§ **What is asked**
Filter the entries below, keeping only lines with the word "Write".

§ **Material to process**
● ● ●

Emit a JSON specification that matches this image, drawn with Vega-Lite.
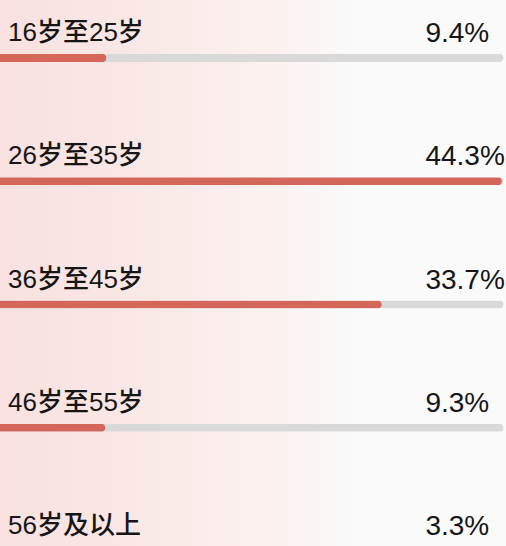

● ● ●

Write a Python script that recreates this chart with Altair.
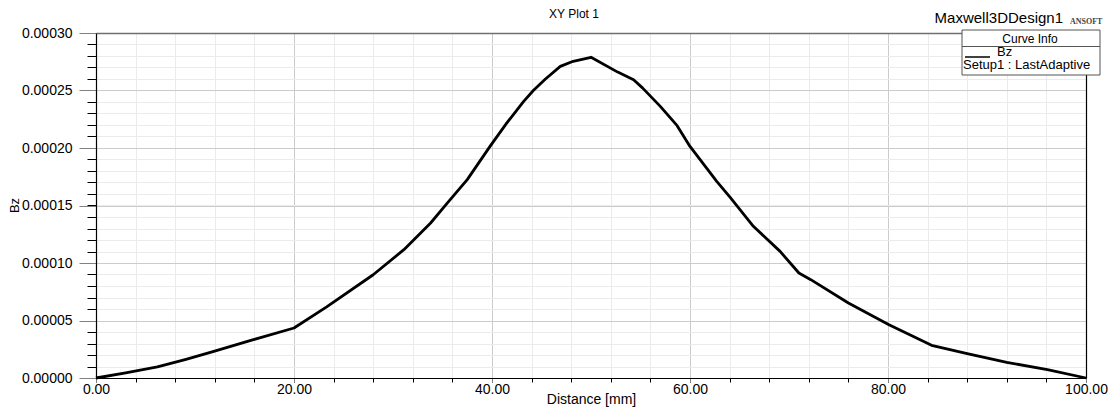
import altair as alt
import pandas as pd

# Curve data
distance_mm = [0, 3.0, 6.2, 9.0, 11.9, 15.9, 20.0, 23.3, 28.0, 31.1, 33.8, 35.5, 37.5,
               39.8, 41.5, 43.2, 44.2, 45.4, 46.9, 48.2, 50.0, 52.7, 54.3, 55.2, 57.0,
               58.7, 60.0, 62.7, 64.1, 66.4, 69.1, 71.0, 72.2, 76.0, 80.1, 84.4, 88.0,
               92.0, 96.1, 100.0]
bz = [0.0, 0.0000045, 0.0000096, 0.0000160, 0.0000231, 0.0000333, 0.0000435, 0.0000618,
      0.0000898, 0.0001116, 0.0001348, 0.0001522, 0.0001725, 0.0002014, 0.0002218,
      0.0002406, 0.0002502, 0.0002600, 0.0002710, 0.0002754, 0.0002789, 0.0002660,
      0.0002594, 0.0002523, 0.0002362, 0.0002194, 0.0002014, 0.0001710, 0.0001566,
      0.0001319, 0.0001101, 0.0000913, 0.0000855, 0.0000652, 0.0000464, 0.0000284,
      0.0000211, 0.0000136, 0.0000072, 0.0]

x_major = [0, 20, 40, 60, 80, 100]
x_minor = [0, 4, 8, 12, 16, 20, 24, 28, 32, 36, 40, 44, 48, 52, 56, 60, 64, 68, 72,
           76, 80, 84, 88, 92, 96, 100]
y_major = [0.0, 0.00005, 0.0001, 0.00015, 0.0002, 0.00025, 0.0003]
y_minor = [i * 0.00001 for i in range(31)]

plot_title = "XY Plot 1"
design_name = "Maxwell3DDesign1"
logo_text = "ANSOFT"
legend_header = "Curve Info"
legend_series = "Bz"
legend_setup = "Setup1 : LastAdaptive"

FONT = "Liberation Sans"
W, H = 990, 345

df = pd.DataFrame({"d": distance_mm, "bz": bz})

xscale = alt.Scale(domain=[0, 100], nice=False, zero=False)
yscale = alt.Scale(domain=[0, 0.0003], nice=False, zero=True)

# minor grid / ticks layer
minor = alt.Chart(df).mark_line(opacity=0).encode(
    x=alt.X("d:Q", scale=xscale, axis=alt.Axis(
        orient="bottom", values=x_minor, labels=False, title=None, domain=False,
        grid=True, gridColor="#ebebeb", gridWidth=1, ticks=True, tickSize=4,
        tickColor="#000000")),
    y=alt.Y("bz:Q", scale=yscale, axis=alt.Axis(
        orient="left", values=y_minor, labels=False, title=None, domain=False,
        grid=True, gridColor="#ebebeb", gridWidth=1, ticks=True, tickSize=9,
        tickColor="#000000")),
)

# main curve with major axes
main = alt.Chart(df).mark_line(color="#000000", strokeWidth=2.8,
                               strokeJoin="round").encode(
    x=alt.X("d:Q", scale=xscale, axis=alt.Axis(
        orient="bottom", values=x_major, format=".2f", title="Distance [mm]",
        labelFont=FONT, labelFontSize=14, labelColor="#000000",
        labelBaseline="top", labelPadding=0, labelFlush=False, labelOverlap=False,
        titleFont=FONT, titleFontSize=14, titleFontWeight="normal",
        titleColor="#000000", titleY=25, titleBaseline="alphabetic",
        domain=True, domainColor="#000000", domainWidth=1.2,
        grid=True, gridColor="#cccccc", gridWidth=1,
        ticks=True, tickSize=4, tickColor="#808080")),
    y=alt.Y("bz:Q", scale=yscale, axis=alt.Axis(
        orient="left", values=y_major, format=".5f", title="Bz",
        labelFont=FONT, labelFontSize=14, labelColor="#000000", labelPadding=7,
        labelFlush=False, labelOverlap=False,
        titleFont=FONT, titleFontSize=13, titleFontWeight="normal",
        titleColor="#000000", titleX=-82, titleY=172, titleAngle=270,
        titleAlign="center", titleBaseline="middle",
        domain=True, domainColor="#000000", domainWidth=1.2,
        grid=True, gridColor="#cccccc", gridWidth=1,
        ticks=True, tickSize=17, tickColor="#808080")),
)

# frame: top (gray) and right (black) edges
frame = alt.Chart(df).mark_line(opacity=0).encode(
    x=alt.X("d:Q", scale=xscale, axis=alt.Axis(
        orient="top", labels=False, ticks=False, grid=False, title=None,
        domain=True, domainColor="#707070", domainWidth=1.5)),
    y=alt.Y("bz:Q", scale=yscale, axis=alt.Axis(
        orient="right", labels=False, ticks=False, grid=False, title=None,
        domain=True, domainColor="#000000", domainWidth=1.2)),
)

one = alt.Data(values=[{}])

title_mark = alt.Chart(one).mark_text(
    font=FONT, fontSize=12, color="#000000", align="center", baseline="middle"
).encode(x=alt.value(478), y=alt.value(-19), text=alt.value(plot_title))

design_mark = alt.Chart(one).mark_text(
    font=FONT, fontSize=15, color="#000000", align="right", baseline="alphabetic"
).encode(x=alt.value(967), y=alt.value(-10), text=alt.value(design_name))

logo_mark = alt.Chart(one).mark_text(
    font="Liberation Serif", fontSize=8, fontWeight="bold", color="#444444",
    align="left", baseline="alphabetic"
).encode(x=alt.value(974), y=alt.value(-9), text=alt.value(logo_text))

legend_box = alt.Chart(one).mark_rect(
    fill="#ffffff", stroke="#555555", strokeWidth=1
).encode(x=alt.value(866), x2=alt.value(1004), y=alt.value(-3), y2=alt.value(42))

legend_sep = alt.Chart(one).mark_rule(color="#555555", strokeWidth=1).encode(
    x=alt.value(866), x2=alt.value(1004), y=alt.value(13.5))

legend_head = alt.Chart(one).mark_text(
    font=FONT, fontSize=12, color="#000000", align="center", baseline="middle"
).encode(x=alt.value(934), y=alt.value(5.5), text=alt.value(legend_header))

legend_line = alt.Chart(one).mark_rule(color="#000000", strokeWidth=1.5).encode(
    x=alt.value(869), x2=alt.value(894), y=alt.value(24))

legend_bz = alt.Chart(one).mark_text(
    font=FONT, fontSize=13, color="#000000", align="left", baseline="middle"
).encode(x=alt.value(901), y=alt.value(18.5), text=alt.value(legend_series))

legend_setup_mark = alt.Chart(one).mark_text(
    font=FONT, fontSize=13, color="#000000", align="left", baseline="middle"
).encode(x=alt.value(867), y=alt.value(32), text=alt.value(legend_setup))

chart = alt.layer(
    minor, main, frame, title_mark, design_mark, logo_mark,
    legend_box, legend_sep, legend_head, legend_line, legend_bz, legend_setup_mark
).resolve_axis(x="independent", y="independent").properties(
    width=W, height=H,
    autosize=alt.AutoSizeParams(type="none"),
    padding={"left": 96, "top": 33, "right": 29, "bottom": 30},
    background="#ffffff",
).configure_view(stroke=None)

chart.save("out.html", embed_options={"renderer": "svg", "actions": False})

● ● ●

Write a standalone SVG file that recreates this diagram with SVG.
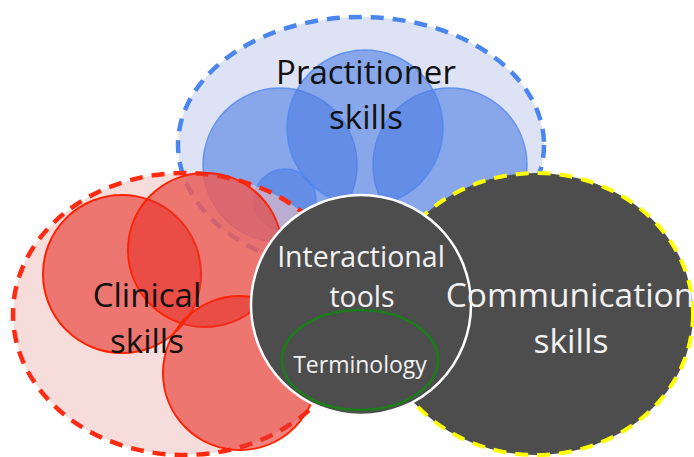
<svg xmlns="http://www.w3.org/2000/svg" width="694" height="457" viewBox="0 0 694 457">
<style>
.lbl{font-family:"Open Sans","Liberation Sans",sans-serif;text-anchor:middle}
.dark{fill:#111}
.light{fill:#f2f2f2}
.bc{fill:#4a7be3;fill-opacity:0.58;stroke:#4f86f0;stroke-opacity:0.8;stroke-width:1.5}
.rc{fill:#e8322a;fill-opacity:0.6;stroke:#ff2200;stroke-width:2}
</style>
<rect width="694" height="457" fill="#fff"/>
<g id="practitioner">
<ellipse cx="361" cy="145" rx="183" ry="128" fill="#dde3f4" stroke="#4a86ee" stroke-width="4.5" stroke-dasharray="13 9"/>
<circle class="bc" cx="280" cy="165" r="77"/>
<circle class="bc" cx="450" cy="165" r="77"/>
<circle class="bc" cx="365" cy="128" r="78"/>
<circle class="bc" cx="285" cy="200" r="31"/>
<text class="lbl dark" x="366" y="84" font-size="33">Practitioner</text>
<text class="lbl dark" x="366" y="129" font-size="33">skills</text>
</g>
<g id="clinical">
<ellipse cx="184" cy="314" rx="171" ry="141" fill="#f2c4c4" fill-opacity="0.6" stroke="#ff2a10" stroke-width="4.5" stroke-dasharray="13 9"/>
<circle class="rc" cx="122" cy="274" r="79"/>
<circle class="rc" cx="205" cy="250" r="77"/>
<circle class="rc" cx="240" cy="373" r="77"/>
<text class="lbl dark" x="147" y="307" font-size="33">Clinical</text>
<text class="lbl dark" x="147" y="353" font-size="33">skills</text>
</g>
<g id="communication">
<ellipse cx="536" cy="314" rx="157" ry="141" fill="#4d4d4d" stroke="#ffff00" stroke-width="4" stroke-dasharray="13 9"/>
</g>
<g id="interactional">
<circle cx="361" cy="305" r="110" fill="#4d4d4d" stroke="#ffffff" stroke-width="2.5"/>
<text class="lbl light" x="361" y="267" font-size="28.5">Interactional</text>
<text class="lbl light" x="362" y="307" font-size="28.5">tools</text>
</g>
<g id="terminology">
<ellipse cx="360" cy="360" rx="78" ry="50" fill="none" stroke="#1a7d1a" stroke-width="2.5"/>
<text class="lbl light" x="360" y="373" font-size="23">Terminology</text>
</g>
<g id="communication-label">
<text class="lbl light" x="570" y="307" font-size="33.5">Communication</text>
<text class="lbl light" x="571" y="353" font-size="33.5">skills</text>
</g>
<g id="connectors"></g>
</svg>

● ● ●

§ **Worked solution**
Write a Python script that recreates this chart with Altair.
Write a standalone SVG file that recreates this diagram with SVG.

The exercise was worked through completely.